Aggressioni, minacce e gogna
Avvocati nel mirino, così la difesa è diventata un crimine
C’è una primordiale confusione di ruoli che sovrappone la difesa dell’accusato alla difesa del reato. Così il difensore diviene indistinguibile dalla parte che assiste, travolto da un medesimo disprezzo
Giustizia - di Francesco Petrelli
I fatti recenti di Verbania e la vicenda della collega Elisa Endriolo minacciata per aver assunto la difesa di un indagato per gravi fatti di violenza ai danni di una donna, inducono ancora una volta a riflettere sul tema del diritto di difesa, non solo nei processi attinenti ai reati di genere, e sulle sue sorti nel nostro Paese.
Ogni professione ed ogni mestiere lega inevitabilmente chi lo esercita all’oggetto delle proprie cure e del proprio sapere (il medico al paziente, l’artigiano al suo prodotto, l’operaio alla catena di montaggio, l’architetto al progetto e al suo edificio …). Per l’avvocato, tuttavia, sembra che il vincolo con l’assistito sia di per sé fonte di uno stigma e di una dipendenza malevola. Difendere l’accusato significa assumere su di sé non solo il peso ma anche la macchia dell’accusa. Stupisce vedere che una collettività che vuol credersi moderna e civile non riesce a domesticare questa primordiale confusione di ruoli autore/difensore che sovrappone la difesa dell’accusato alla difesa del reato.
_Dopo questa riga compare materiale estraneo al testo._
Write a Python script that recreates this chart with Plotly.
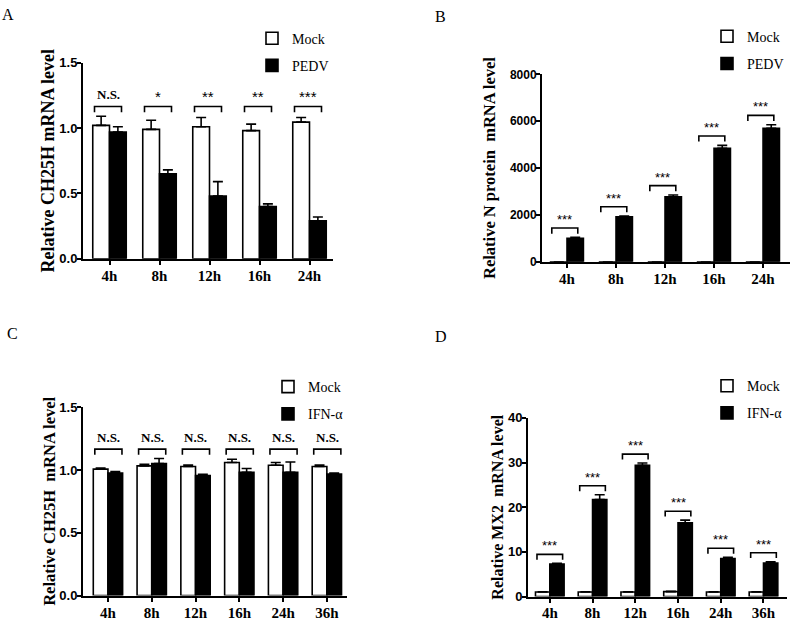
import plotly.graph_objects as go

# ---------------- data ----------------
A_categories = ["4h", "8h", "12h", "16h", "24h"]
A_mock = [1.02, 0.99, 1.01, 0.98, 1.045]
A_mock_err = [0.07, 0.07, 0.07, 0.05, 0.035]
A_pedv = [0.97, 0.65, 0.48, 0.40, 0.29]
A_pedv_err = [0.04, 0.03, 0.11, 0.02, 0.03]
A_sig = ["N.S.", "*", "**", "**", "***"]

B_categories = ["4h", "8h", "12h", "16h", "24h"]
B_mock = [1, 1, 1, 1, 1]
B_mock_err = [0, 0, 0, 0, 0]
B_pedv = [1000, 1920, 2770, 4840, 5700]
B_pedv_err = [40, 30, 80, 130, 150]
B_sig = ["***", "***", "***", "***", "***"]

C_categories = ["4h", "8h", "12h", "16h", "24h", "36h"]
C_mock = [1.007, 1.033, 1.028, 1.059, 1.038, 1.028]
C_mock_err = [0.008, 0.013, 0.012, 0.026, 0.021, 0.012]
C_ifn = [0.975, 1.051, 0.955, 0.981, 0.981, 0.968]
C_ifn_err = [0.012, 0.04, 0.01, 0.031, 0.083, 0.008]
C_sig = ["N.S."] * 6

D_categories = ["4h", "8h", "12h", "16h", "24h", "36h"]
D_mock = [1.0, 1.0, 1.0, 1.1, 1.0, 1.0]
D_mock_err = [0.05, 0.05, 0.05, 0.08, 0.05, 0.05]
D_ifn = [7.3, 21.7, 29.4, 16.5, 8.5, 7.5]
D_ifn_err = [0.15, 1.1, 0.5, 0.6, 0.3, 0.3]
D_sig = ["***"] * 6

# ---------------- layout helpers ----------------
W, H = 791, 626
SERIF = "Liberation Serif"
SANS = "Liberation Sans"


def xdom(a, b):
    return [a / W, b / W]


def ydom(top, bottom):
    return [1 - bottom / H, 1 - top / H]


panels = [
    dict(key="A", cats=A_categories, mock=A_mock, mock_err=A_mock_err, trt=A_pedv, trt_err=A_pedv_err,
         sig=A_sig, trt_name="PEDV", ymax=1.5, dtick=0.5, fmt=".1f",
         title="Relative CH25H mRNA level", title_size=18, ytick_size=13, star_size=15,
         xd=xdom(83, 333), yd=ydom(57, 258), xr=[-0.53, 4.47], common=True,
         br=(-0.30, 0.24), leg=(252, 16), letter=(0, -3), xstand=-2, tstand=0),
    dict(key="B", cats=B_categories, mock=B_mock, mock_err=B_mock_err, trt=B_pedv, trt_err=B_pedv_err,
         sig=B_sig, trt_name="PEDV", ymax=8000, dtick=2000, fmt="d",
         title="Relative N protein\u00a0 mRNA level", title_size=16.5, ytick_size=12, star_size=13,
         xd=xdom(542, 790), yd=ydom(69, 261), xr=[-0.51, 4.55], common=False,
         br=(-0.31, 0.22), leg=(707, 14), letter=(433, -1), xstand=-2, tstand=10),
    dict(key="C", cats=C_categories, mock=C_mock, mock_err=C_mock_err, trt=C_ifn, trt_err=C_ifn_err,
         sig=C_sig, trt_name="IFN-α", ymax=1.5, dtick=0.5, fmt=".1f",
         title="Relative CH25H\u00a0 mRNA level", title_size=16.5, ytick_size=13, star_size=15,
         xd=xdom(83, 347), yd=ydom(410, 603), xr=[-0.57, 5.46], common=True,
         br=(-0.30, 0.32), leg=(268, 373), letter=(5, 324), xstand=-2, tstand=0),
    dict(key="D", cats=D_categories, mock=D_mock, mock_err=D_mock_err, trt=D_ifn, trt_err=D_ifn_err,
         sig=D_sig, trt_name="IFN-α", ymax=40, dtick=10, fmt="d",
         title="Relative MX2\u00a0 mRNA level", title_size=16, ytick_size=13, star_size=13,
         xd=xdom(528, 787), yd=ydom(421, 604), xr=[-0.51, 5.55], common=False,
         br=(-0.30, 0.30), leg=(707, 372), letter=(433, 327), xstand=-3, tstand=0),
]

fig = go.Figure()
annotations = []
layout = dict(
    width=W, height=H, autosize=False,
    margin=dict(l=0, r=0, t=0, b=0, pad=0),
    paper_bgcolor="white", plot_bgcolor="white",
    barmode="group", bargap=0.33, bargroupgap=0,
    font=dict(family=SERIF, color="black"),
)

for k, p in enumerate(panels):
    sfx = "" if k == 0 else str(k + 1)
    xa, ya = "x" + sfx, "y" + sfx
    lg = "legend" + sfx
    n = len(p["cats"])
    idx = list(range(n))

    fig.add_trace(go.Bar(
        x=idx, y=p["mock"], name="Mock", xaxis=xa, yaxis=ya, legend=lg,
        legendgroup=p["key"] + "mock", offsetgroup="m",
        marker=dict(color="white", line=dict(color="black", width=1.6)),
        error_y=dict(type="data", array=p["mock_err"], arrayminus=[0] * n, symmetric=False,
                     color="black", thickness=1.6, width=5),
    ))
    fig.add_trace(go.Bar(
        x=idx, y=p["trt"], name=p["trt_name"], xaxis=xa, yaxis=ya, legend=lg,
        legendgroup=p["key"] + "trt", offsetgroup="t",
        marker=dict(color="black", line=dict(color="black", width=1.6)),
        error_y=dict(type="data", array=p["trt_err"], arrayminus=[0] * n, symmetric=False,
                     color="black", thickness=1.6, width=5),
    ))

    # significance brackets
    tops = [max(m + me, t + te) for m, me, t, te in
            zip(p["mock"], p["mock_err"], p["trt"], p["trt_err"])]
    pad = 0.05 * p["ymax"]
    legl = 0.03 * p["ymax"]
    if p["common"]:
        levels = [max(tops) + pad] * n
    else:
        levels = [t + pad for t in tops]
    bx, by = [], []
    l, r = p["br"]
    for i in idx:
        yb = levels[i]
        bx += [i + l, i + l, i + r, i + r, None]
        by += [yb - legl, yb, yb, yb - legl, None]
        is_ns = p["sig"][i] == "N.S."
        annotations.append(dict(
            x=i + (l + r) / 2, y=yb, xref=xa, yref=ya, text=p["sig"][i],
            showarrow=False, yanchor="bottom", xanchor="center",
            yshift=2 if is_ns else -1,
            font=dict(family=SERIF if is_ns else SANS, size=13 if is_ns else p["star_size"],
                      color="black", weight="bold" if is_ns else "normal"),
        ))
    fig.add_trace(go.Scatter(
        x=bx, y=by, mode="lines", xaxis=xa, yaxis=ya, showlegend=False,
        line=dict(color="black", width=1.6), hoverinfo="skip",
    ))

    layout["xaxis" + sfx] = dict(
        domain=p["xd"], anchor=ya, range=p["xr"], tickmode="array",
        tickvals=idx, ticktext=p["cats"], showline=True, linecolor="black", linewidth=2,
        ticks="outside", ticklen=4, tickwidth=1.6, tickcolor="black",
        ticklabelstandoff=p["xstand"],
        showgrid=False, zeroline=False, fixedrange=True,
        tickfont=dict(family=SERIF, size=15, color="black", weight="bold"),
    )
    layout["yaxis" + sfx] = dict(
        domain=p["yd"], anchor=xa, range=[0, p["ymax"]], dtick=p["dtick"], tick0=0,
        tickformat=p["fmt"], showline=True, linecolor="black", linewidth=2,
        ticks="outside", ticklen=4, tickwidth=2, tickcolor="black",
        ticklabelstandoff=-3,
        showgrid=False, zeroline=False, fixedrange=True,
        tickfont=dict(family=SANS, size=p["ytick_size"], color="black", weight="bold"),
        title=dict(text=p["title"], standoff=p["tstand"],
                   font=dict(family=SERIF, size=p["title_size"], color="black", weight="bold")),
    )
    lx, ly = p["leg"]
    layout[lg] = dict(
        x=lx / W, y=1 - ly / H, xanchor="left", yanchor="top",
        bgcolor="rgba(0,0,0,0)", borderwidth=0, tracegroupgap=6,
        font=dict(family=SERIF, size=14, color="black"),
    )
    fx, fy = p["letter"]
    annotations.append(dict(
        x=fx / W, y=1 - fy / H, xref="paper", yref="paper", text=p["key"],
        showarrow=False, xanchor="left", yanchor="top",
        font=dict(family=SERIF, size=16, color="black"),
    ))

layout["annotations"] = annotations
fig.update_layout(**layout)
fig.write_html(
    "out.html",
    config={"displayModeBar": False},
    post_script="document.body.style.margin='0';document.body.style.overflow='hidden';",
)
Si tratta di un pensiero che stenta ad essere sostituito dai più elementari paradigmi illuministici, in un momento in cui le viscere primordiali del “ghenos” sembrano prendersi incontrastate il controllo della “polis”. È proprio questa la luce sinistra che si riverbera pericolosamente sulle vicende degli “avvocati minacciati” e che rivive nella rete e nei social: ogni volta che nelle cronache giudiziarie assume rilievo un qualche crimine particolarmente odioso, chi assuma la difesa dell’accusato diviene automaticamente oggetto di aggressioni fisiche e verbali, di minacce e di pubblica gogna.
L’Accusa ha così preso il sopravvento nella cultura del nostro Paese, che tutto ciò che agli occhi del pubblico non la favorisca deve essere spazzato via. E’ così successo che nell’immaginario collettivo, paradossalmente, la difesa tecnica dell’accusato finisce con l’apparire peggiore dello stesso reato. Sul difensore si concentra tutto lo stigma sociale ed il rancore che non può raggiungere l’autore del delitto, al quale il delitto può essere paradossalmente perdonato come gesto oramai relegato al passato, alla sua non più cancellabile consumazione.
A fronte di una condotta in qualche modo neutralizzata nella sua fissità oramai trascorsa, l’attività del difensore ravviva nel presente l’orrore e l’ingiustizia del reato: nella stessa discussione del fatto, nel negare o nel diminuire la responsabilità del proprio assistito nel delitto, l’avvocato è costretto inevitabilmente a far rivivere l’onta della collettività ferita. Data come un fatto reale, questa identificazione produce quesiti sociali abnormi: “come può una donna difendere l’autore di un reato di genere?”. “Come può un titolare di cattedra difendere l’assassino di una studentessa”? “Come fai a difendere un colpevole?”.
L’indipendenza, deontologicamente proclamata come precondizione dell’agire dell’avvocato, per l’esercizio universale del diritto di difesa, si trasforma, all’interno della nostra collettività, in una dipendenza senza scampo dal delitto. Non solo il difensore sarebbe non credibile perché portatore di interessi di parte, ma diviene anche indistinguibile dalla parte che assiste, travolto da un medesimo disprezzo, richiesto di un’inesigibile abiura.
Questo “diritto penale del nemico” finisce con il trasformare l’avvocato, da baluardo delle garanzie costituzionali, in un bieco e cinico responsabile di atti di “intelligenza con il nemico”. Quell’antica necessaria alleanza fra legge e pulsione sembra essersi spezzata. Ma se questo è accaduto credo che valga la pena di fermarsi, prima che sia troppo tardi, a riflettere sulla sua indispensabilità ai fini della conservazione della nostra convivenza civile. Capita infatti alle collettività, quando sono attraversate dal vento dell’irrazionale, di tagliare il ramo sul quale sono sedute.